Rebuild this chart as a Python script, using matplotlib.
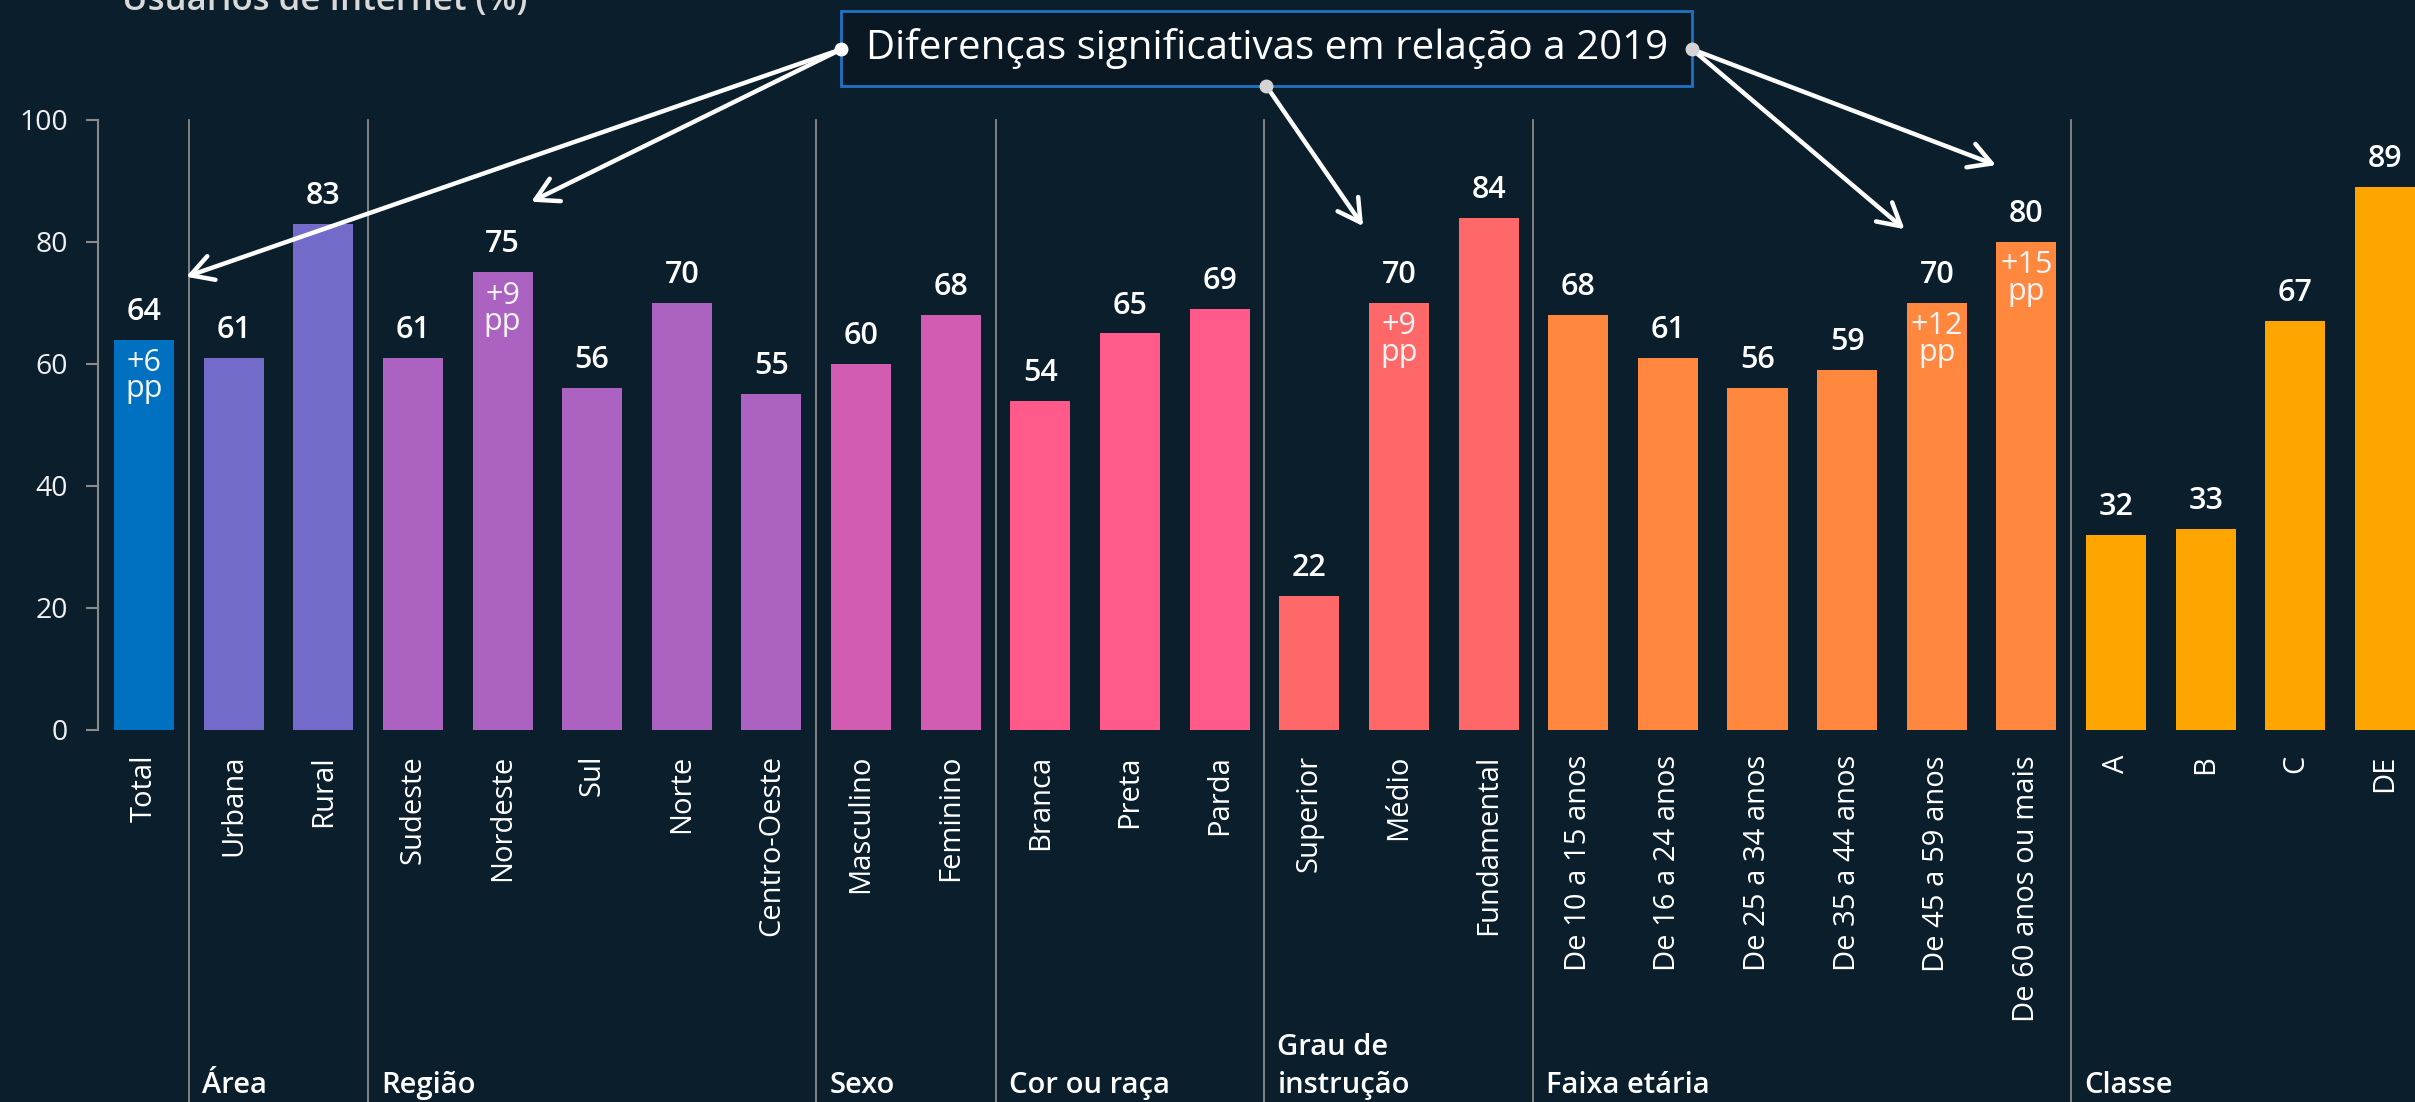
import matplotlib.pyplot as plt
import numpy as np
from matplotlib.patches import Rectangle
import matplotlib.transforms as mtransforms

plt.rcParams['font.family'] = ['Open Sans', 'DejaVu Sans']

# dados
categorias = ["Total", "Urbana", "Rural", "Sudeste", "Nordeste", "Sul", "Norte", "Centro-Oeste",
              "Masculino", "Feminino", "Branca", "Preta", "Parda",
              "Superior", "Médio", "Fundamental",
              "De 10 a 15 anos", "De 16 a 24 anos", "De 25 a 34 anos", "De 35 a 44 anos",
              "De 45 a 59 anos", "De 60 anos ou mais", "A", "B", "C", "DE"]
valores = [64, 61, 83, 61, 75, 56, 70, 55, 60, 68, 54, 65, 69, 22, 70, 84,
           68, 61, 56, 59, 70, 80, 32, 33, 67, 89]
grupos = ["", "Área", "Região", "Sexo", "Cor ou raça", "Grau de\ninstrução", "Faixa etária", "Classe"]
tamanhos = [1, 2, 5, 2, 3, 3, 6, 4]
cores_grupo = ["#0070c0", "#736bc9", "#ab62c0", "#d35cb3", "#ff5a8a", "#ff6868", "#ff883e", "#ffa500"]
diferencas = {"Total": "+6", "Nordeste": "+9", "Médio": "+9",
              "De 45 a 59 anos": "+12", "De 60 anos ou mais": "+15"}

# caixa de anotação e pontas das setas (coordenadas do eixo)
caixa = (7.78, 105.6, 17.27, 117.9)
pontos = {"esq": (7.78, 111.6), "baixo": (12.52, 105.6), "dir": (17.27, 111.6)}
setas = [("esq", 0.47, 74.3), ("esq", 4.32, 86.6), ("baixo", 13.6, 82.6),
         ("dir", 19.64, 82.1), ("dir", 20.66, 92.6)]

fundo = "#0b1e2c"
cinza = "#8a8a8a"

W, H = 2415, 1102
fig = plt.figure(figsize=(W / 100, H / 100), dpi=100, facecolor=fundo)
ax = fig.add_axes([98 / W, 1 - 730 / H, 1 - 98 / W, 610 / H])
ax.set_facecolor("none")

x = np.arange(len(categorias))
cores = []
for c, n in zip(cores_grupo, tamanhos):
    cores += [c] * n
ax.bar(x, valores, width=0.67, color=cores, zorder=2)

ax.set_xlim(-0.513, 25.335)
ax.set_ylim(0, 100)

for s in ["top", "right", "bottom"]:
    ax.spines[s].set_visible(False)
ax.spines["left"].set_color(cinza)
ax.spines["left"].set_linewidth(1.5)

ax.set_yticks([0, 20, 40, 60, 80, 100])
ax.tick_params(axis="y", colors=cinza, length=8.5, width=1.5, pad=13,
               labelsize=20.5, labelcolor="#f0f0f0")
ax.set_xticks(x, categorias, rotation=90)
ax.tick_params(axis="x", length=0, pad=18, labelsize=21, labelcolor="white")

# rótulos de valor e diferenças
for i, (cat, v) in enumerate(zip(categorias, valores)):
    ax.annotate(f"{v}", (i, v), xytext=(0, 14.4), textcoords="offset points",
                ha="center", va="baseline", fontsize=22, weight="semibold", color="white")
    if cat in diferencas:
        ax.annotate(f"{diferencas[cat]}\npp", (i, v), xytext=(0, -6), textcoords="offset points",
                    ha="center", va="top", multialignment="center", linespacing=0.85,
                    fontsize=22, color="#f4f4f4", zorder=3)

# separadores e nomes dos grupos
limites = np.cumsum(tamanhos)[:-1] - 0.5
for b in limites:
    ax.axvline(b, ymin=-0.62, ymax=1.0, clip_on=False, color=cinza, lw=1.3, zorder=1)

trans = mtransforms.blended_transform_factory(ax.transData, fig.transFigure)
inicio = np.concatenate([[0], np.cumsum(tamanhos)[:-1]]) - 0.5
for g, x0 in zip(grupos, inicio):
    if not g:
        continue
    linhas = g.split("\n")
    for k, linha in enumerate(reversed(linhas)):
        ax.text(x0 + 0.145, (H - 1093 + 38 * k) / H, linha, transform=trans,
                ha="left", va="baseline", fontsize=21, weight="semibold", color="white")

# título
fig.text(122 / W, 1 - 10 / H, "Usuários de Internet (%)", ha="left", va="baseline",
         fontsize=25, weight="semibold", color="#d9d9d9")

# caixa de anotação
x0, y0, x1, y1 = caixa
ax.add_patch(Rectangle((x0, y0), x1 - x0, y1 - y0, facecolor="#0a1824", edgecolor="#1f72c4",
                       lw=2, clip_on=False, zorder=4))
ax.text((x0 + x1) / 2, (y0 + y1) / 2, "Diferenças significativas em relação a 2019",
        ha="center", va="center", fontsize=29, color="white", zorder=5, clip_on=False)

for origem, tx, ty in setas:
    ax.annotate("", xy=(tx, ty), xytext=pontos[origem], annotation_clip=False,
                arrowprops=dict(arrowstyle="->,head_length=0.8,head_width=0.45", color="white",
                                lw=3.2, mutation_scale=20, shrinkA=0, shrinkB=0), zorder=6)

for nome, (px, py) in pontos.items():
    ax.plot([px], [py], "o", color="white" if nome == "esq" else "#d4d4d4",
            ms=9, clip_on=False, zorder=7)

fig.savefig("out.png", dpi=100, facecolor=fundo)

=-=-=

### DESCRIPTION OF THE TASK
Starting at the first line of the material, output exactly the lines up to and including the one with "plt.rcParams['font.family'] = ['Open". Do not include the pictures.

### TASK RESULT
Rebuild this chart as a Python script, using matplotlib.
import matplotlib.pyplot as plt
import numpy as np
from matplotlib.patches import Rectangle
import matplotlib.transforms as mtransforms

plt.rcParams['font.family'] = ['Open Sans', 'DejaVu Sans']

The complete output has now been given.